David Brock, of course, is famous enough for asserting that the peculiar vituperation of the current incarnation of the American right (and even, perhaps, their insistence on a vast, left-wing media conspiracy?) is due to projection:
But then there was something deeper that went beyond just partisanship. It went beyond disagreement on the issues. You could only find it in the emotional life of the actual Clinton haters, their own frustration, their own projection of their own flaws onto the Clintons. There’s hardly anyone in the book who wasn’t living in a glass house while they were making all these accusations against the Clintons. I’m not a psychologist, but you have some kind of psychological phenomenon going on where that deep level of emotion and hatred has to do with themselves more than it has to do with anything the Clintons said or did.
Of course, we don’t need to rely on what might or might not be rank psychobabble from a man who admits he isn’t a psychologist to explain what’s going on. There’s a far more prosaic form of projection demonstrably at work, as Nicholas Confessore explains:
When right-wing journalists don’t fall into line, they’re considered traitors, not professionals. In the late 1990s, The Weekly Standard’s Tucker Carlson was nearly banished from the conservative movement for being too critical of strategist Grover Norquist. Meanwhile, The New Yorker’s Sid Blumenthal was banished from journalism for being too close to Bill Clinton. To generalize, conservative pundits assume that establishment media such as the Times are partisan because that’s how their own journalists are expected to operate. They believe Howell Raines runs The New York Times the way they know Wes Pruden runs The Washington Times.
Now, Ann Coulter—
I’ll wait till you stop laughing.
Okay?
Good.
Ann Coulter—stop it!—is, of course, the classic example whenever one brings up the American right wing and projection. Whether it’s the starkly simple example of her assertion that Jesse Jackson presided over riots in Florida streets in 2000, when the only riots in Florida streets were engineered by the genteel, decorous GOP, or multipage analyses of her factually challenged bestseller, Slander, that litter the internet, she is the nonpareil, ne plus ultra; she is the sine qua non for anyone making this argument. Cheekily or not. —Heck, don’t listen to me, open her book to find any of a number of petards:
In the rush to provide the public with yet more liberal bilge, editors apparently dispense with fact-checking…Books that become publishing scandals by virtue of phony research, invented facts, or apocryphal stories invariably grind political axes for the left. There may be publishing frauds that are apolitical, but it’s hard to think of a single hoax book written by a conservative.
But let’s leave behind for a moment the question of what some on the American right are saying and what it might say about them. Instead, consider these points culled from recent news:
- It is easier to demonstrate a link between the Bush administration and Al Qaeda than it is to demonstrate a link between the Iraqi government and Al Qaeda.

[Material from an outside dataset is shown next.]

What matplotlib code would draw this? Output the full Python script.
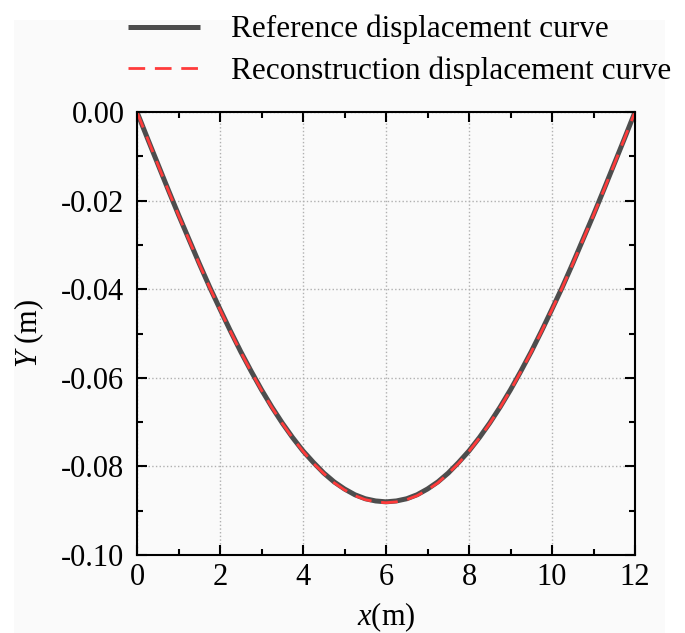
import numpy as np
import matplotlib.pyplot as plt
from matplotlib.ticker import MultipleLocator
from matplotlib.patches import Rectangle

# values (m)
x_pos = [0.0, 0.25, 0.5, 0.75, 1.0, 1.25, 1.5, 1.75, 2.0, 2.25, 2.5, 2.75,
         3.0, 3.25, 3.5, 3.75, 4.0, 4.25, 4.5, 4.75, 5.0, 5.25, 5.5, 5.75,
         6.0, 6.25, 6.5, 6.75, 7.0, 7.25, 7.5, 7.75, 8.0, 8.25, 8.5, 8.75,
         9.0, 9.25, 9.5, 9.75, 10.0, 10.25, 10.5, 10.75, 11.0, 11.25, 11.5,
         11.75, 12.0]
half_ref = [0.0, -0.0059, -0.0117, -0.0175, -0.0232, -0.0287, -0.0342,
            -0.0395, -0.0445, -0.0494, -0.0541, -0.0585, -0.0627, -0.0666,
            -0.0702, -0.0735, -0.0765, -0.0791, -0.0815, -0.0835, -0.0851,
            -0.0864, -0.0873, -0.0878]
y_ref = half_ref + [-0.0880] + half_ref[::-1]
half_rec = [0.0, -0.0059, -0.0118, -0.0176, -0.0233, -0.0288, -0.0343,
            -0.0396, -0.0446, -0.0495, -0.0542, -0.0586, -0.0628, -0.0667,
            -0.0703, -0.0736, -0.0766, -0.0793, -0.0816, -0.0837, -0.0853,
            -0.0866, -0.0875, -0.0880]
y_rec = half_rec + [-0.0882] + half_rec[::-1]

plt.rcParams['font.family'] = ['Liberation Serif', 'DejaVu Serif']
plt.rcParams['mathtext.fontset'] = 'custom'
plt.rcParams['mathtext.it'] = 'Liberation Serif:italic'
plt.rcParams['mathtext.rm'] = 'Liberation Serif'

fig = plt.figure(figsize=(6.85, 6.33), dpi=100)
fig.patches.append(Rectangle((14 / 685, 0), (665 - 14) / 685, 1 - 20 / 633,
                             transform=fig.transFigure, facecolor='#fafafa',
                             edgecolor='none', zorder=-10))
ax = fig.add_axes([137 / 685, 1 - 555 / 633, (635 - 137) / 685, (555 - 112) / 633])
ax.set_facecolor('#fafafa')

ax.plot(x_pos, y_ref, color='#4d4d4d', lw=3.6, label='Reference displacement curve',
        solid_capstyle='butt')
ax.plot(x_pos, y_rec, color='#ff3b3b', lw=2.0, ls=(0, (6, 3.5)),
        label='Reconstruction displacement curve')

ax.set_xlim(0, 12)
ax.set_ylim(-0.10, 0.0)
ax.xaxis.set_major_locator(MultipleLocator(2))
ax.xaxis.set_minor_locator(MultipleLocator(1))
ax.yaxis.set_major_locator(MultipleLocator(0.02))
ax.yaxis.set_minor_locator(MultipleLocator(0.01))
ax.yaxis.set_major_formatter(
    plt.FuncFormatter(lambda v, p: '0.00' if abs(v) < 1e-9 else '%.2f' % v))
ax.tick_params(which='both', direction='in', top=True, right=True,
               labelsize=22, width=1.5, color='black')
ax.tick_params(axis='y', pad=9)
ax.tick_params(axis='x', pad=6)
ax.tick_params(which='major', length=7)
ax.tick_params(which='minor', length=4)
for s in ax.spines.values():
    s.set_linewidth(1.5)
ax.grid(True, which='major', ls=':', color='#b0b0b0', lw=1.0)

ax.set_xlabel('$x$(m)', fontsize=22, labelpad=6)
ax.set_ylabel('$Y$ (m)', fontsize=22, labelpad=11)

fig.legend(loc='upper left', bbox_to_anchor=(128 / 685, 1 - 15 / 633), frameon=False,
           fontsize=22.5, handlelength=2.3, handletextpad=1.0, labelspacing=0.37,
           borderpad=0, borderaxespad=0)

fig.savefig('out.png', dpi=100, facecolor='white')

- The Bush administration continues to persecute by any means necessary a war that’s been planned since 1997, instead of acting against the very real and present threat. (Extra credit: John O’Neill and Marion Bowman.)

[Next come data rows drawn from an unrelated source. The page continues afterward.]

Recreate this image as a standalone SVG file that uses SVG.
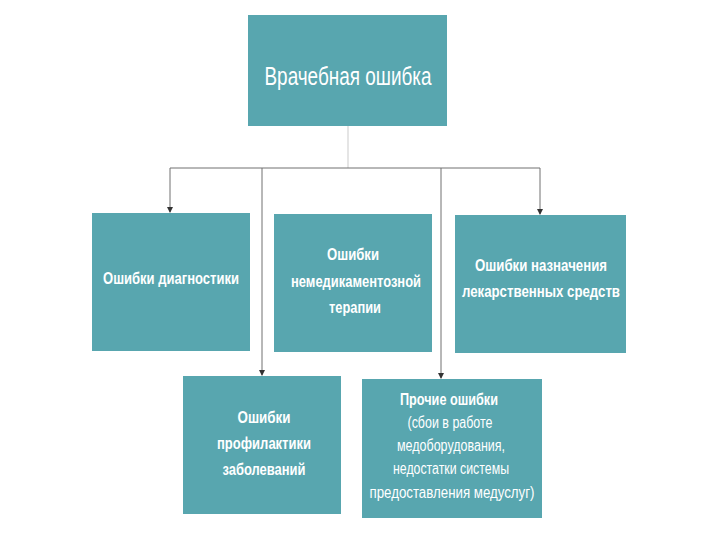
<svg xmlns="http://www.w3.org/2000/svg" width="720" height="540" viewBox="0 0 720 540">
<style>
.box{fill:#58a6af}
.t{fill:#ffffff;font-family:"Liberation Sans",Arial,sans-serif;text-anchor:middle}
.b{font-weight:bold;font-size:17px}
.r{font-size:16px}
.ln{stroke:#707070;stroke-width:1;fill:none}
</style>
<defs>
<marker id="ah" markerWidth="6" markerHeight="6" refX="5" refY="3" orient="auto" markerUnits="userSpaceOnUse">
<path d="M0,0 L6,3 L0,6 z" fill="#333"/>
</marker>
</defs>
<rect width="720" height="540" fill="#ffffff"/>
<g id="connectors">
<line x1="348" y1="126" x2="348" y2="168" stroke="#dddddd" stroke-width="1.5"/>
<line class="ln" x1="170" y1="168" x2="540" y2="168"/>
<line class="ln" x1="170" y1="168" x2="170" y2="212" marker-end="url(#ah)"/>
<line class="ln" x1="540" y1="168" x2="540" y2="214" marker-end="url(#ah)"/>
<line class="ln" x1="262" y1="168" x2="262" y2="375" marker-end="url(#ah)"/>
<line class="ln" x1="441" y1="168" x2="441" y2="378" marker-end="url(#ah)"/>
</g>
<g id="root">
<rect class="box" x="248" y="15" width="199" height="111"/>
<text class="t" x="348" y="85" font-size="25" textLength="167" lengthAdjust="spacingAndGlyphs">Врачебная ошибка</text>
</g>
<g id="diag">
<rect class="box" x="92" y="213" width="158" height="138"/>
<text class="t b" x="171" y="284" textLength="136" lengthAdjust="spacingAndGlyphs">Ошибки диагностики</text>
</g>
<g id="nonmed">
<rect class="box" x="274" y="214" width="158" height="138"/>
<text class="t b" x="353" y="260" textLength="52" lengthAdjust="spacingAndGlyphs">Ошибки</text>
<text class="t b" x="356" y="287" textLength="130" lengthAdjust="spacingAndGlyphs">немедикаментозной</text>
<text class="t b" x="355" y="313" textLength="52" lengthAdjust="spacingAndGlyphs">терапии</text>
</g>
<g id="drugs">
<rect class="box" x="455" y="215" width="171" height="138"/>
<text class="t b" x="541" y="271" textLength="132" lengthAdjust="spacingAndGlyphs">Ошибки назначения</text>
<text class="t b" x="541" y="297" textLength="158" lengthAdjust="spacingAndGlyphs">лекарственных средств</text>
</g>
<g id="prevent">
<rect class="box" x="183" y="376" width="158" height="138"/>
<text class="t b" x="264" y="423" textLength="53" lengthAdjust="spacingAndGlyphs">Ошибки</text>
<text class="t b" x="264" y="449" textLength="94" lengthAdjust="spacingAndGlyphs">профилактики</text>
<text class="t b" x="264" y="475" textLength="83" lengthAdjust="spacingAndGlyphs">заболеваний</text>
</g>
<g id="other">
<rect class="box" x="362" y="379" width="180" height="139"/>
<text class="t b" x="449" y="405" textLength="98" lengthAdjust="spacingAndGlyphs">Прочие ошибки</text>
<text class="t r" x="450" y="428" textLength="85" lengthAdjust="spacingAndGlyphs">(сбои в работе</text>
<text class="t r" x="451" y="451" textLength="108" lengthAdjust="spacingAndGlyphs">медоборудования,</text>
<text class="t r" x="451" y="474" textLength="116" lengthAdjust="spacingAndGlyphs">недостатки системы</text>
<text class="t r" x="452" y="498" textLength="165" lengthAdjust="spacingAndGlyphs">предоставления медуслуг)</text>
</g>
</svg>
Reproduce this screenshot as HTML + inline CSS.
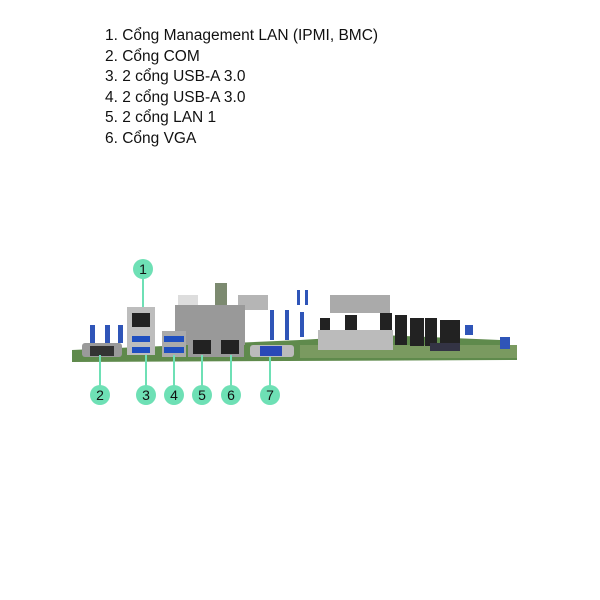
<!DOCTYPE html>
<html><head><meta charset="utf-8"><style>
body{margin:0;width:600px;height:600px;background:#fff;overflow:hidden;position:relative;font-family:"Liberation Sans",sans-serif}
.t{position:absolute;left:105px;top:26px;font-size:15.5px;line-height:20.6px;color:#111}
svg{position:absolute;left:0;top:0}
</style></head><body>
<div class="t">1. Cổng Management LAN (IPMI, BMC)<br>2. Cổng COM<br>3. 2 cổng USB-A 3.0<br>4. 2 cổng USB-A 3.0<br>5. 2 cổng LAN 1<br>6. Cổng VGA</div>
<svg width="600" height="600">
<!-- pcb -->
<polygon points="72,356 72,350 300,340 380,335 500,340 517,350 517,360 72,362" fill="#5f8a4c"/>
<polygon points="300,345 517,345 517,358 300,358" fill="#7a9a60"/>
<!-- background parts -->
<rect x="215" y="283" width="12" height="22" fill="#7c8a70"/>
<rect x="238" y="295" width="30" height="15" fill="#b5b5b5"/>
<rect x="178" y="295" width="20" height="10" fill="#ddd"/>
<rect x="335" y="297" width="50" height="12" fill="#aaa"/>
<rect x="330" y="295" width="60" height="18" fill="#aaa"/>
<rect x="175" y="305" width="70" height="40" fill="#999"/>
<g fill="#222"><rect x="320" y="318" width="10" height="30"/><rect x="345" y="315" width="12" height="32"/><rect x="380" y="313" width="12" height="32"/><rect x="395" y="315" width="12" height="30"/><rect x="410" y="318" width="14" height="28"/><rect x="425" y="318" width="12" height="28"/><rect x="440" y="320" width="20" height="25"/></g>
<rect x="318" y="330" width="75" height="20" fill="#bbb"/>
<rect x="430" y="343" width="30" height="8" fill="#334"/>
<g fill="#2f55b8"><rect x="90" y="325" width="5" height="18"/><rect x="105" y="325" width="5" height="18"/><rect x="118" y="325" width="5" height="18"/><rect x="270" y="310" width="4" height="30"/><rect x="285" y="310" width="4" height="30"/><rect x="300" y="312" width="4" height="25"/><rect x="297" y="290" width="3" height="15"/><rect x="305" y="290" width="3" height="15"/><rect x="465" y="325" width="8" height="10"/><rect x="500" y="337" width="10" height="12"/></g>
<!-- ports -->
<rect x="82" y="343" width="40" height="14" rx="3" fill="#9a9a9a"/><rect x="90" y="346" width="24" height="10" fill="#333"/>
<rect x="127" y="307" width="28" height="48" fill="#bdbdbd"/><rect x="132" y="313" width="18" height="14" fill="#222"/>
<rect x="132" y="336" width="18" height="6" fill="#1f4fc0"/><rect x="132" y="347" width="18" height="6" fill="#1f4fc0"/>
<rect x="162" y="331" width="24" height="26" fill="#aaa"/><rect x="164" y="336" width="20" height="6" fill="#1f4fc0"/><rect x="164" y="347" width="20" height="6" fill="#1f4fc0"/>
<rect x="188" y="335" width="28" height="22" fill="#999"/><rect x="193" y="340" width="18" height="14" fill="#222"/>
<rect x="216" y="335" width="28" height="22" fill="#999"/><rect x="221" y="340" width="18" height="14" fill="#222"/>
<rect x="250" y="345" width="44" height="12" rx="3" fill="#bbb"/><rect x="260" y="346" width="22" height="10" fill="#2a48b8"/>
<!-- connectors -->
<g stroke="#6ee0b5" stroke-width="2"><line x1="143" y1="269" x2="143" y2="307"/><line x1="100" y1="355" x2="100" y2="395"/><line x1="146" y1="355" x2="146" y2="395"/><line x1="174" y1="355" x2="174" y2="395"/><line x1="202" y1="355" x2="202" y2="395"/><line x1="231" y1="355" x2="231" y2="395"/><line x1="270" y1="357" x2="270" y2="395"/></g>
<g fill="#6ee0b5"><circle cx="143" cy="269" r="10"/><circle cx="100" cy="395" r="10"/><circle cx="146" cy="395" r="10"/><circle cx="174" cy="395" r="10"/><circle cx="202" cy="395" r="10"/><circle cx="231" cy="395" r="10"/><circle cx="270" cy="395" r="10"/></g>
<g font-family="Liberation Sans" font-size="14" text-anchor="middle" fill="#111"><text x="143" y="274">1</text><text x="100" y="400">2</text><text x="146" y="400">3</text><text x="174" y="400">4</text><text x="202" y="400">5</text><text x="231" y="400">6</text><text x="270" y="400">7</text></g>
</svg>
</body></html>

- And, because I like a trifecta as much as the next guy, there’s the baffling drive to cripple the very government whose stewardship was gifted to the Bush administration by the Supreme Court.
Given that. Given that projection is the attribution of one’s own undesirable traits onto others. Given that a marked propensity for projection can be demonstrated on the part of the right-wing punditocracy in general and Ann Coulter in specific. Give me all of this just for a moment so that I in turn can ask you, an impish smile on my face:
What can we then infer from the title of Coulter’s summer release?

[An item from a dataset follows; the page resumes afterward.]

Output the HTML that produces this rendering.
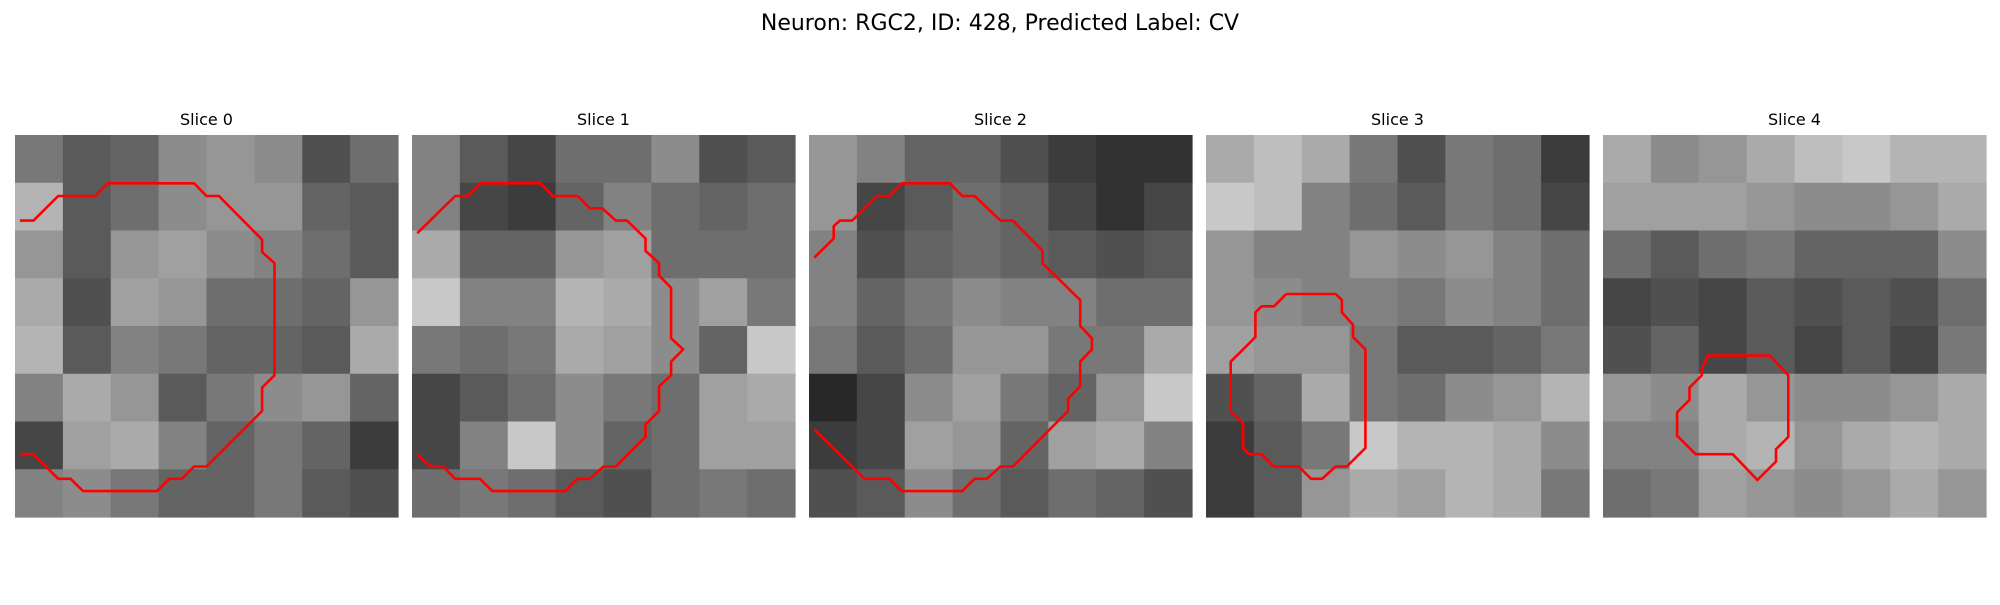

Intellectually superior psychology always trumps defensive emotionality.
Couldn’t have quoted it out of context any better myself, dearie.
Commenting is closed for this article.
Help me out here, Grover Nordquist wants to shrink the government down to a size that he can 'drown in the bathtub', while at the same time he wants to ban abortion, and implement the rest of the evangelical Right's to-do list.
Doesn't he need a government to wield the cudgel he wants to bloody everyone with? Or does he think the government that governs best is the Christian equivalent of the Taliban?
The next Harry Potter book is coming out in June, too. Wouldn't it be great if Treason and Potter came out on the same day? Then right-wingnuts—the fundy christian ones—would have two books to buy: one to burn through and one, well, just to burn.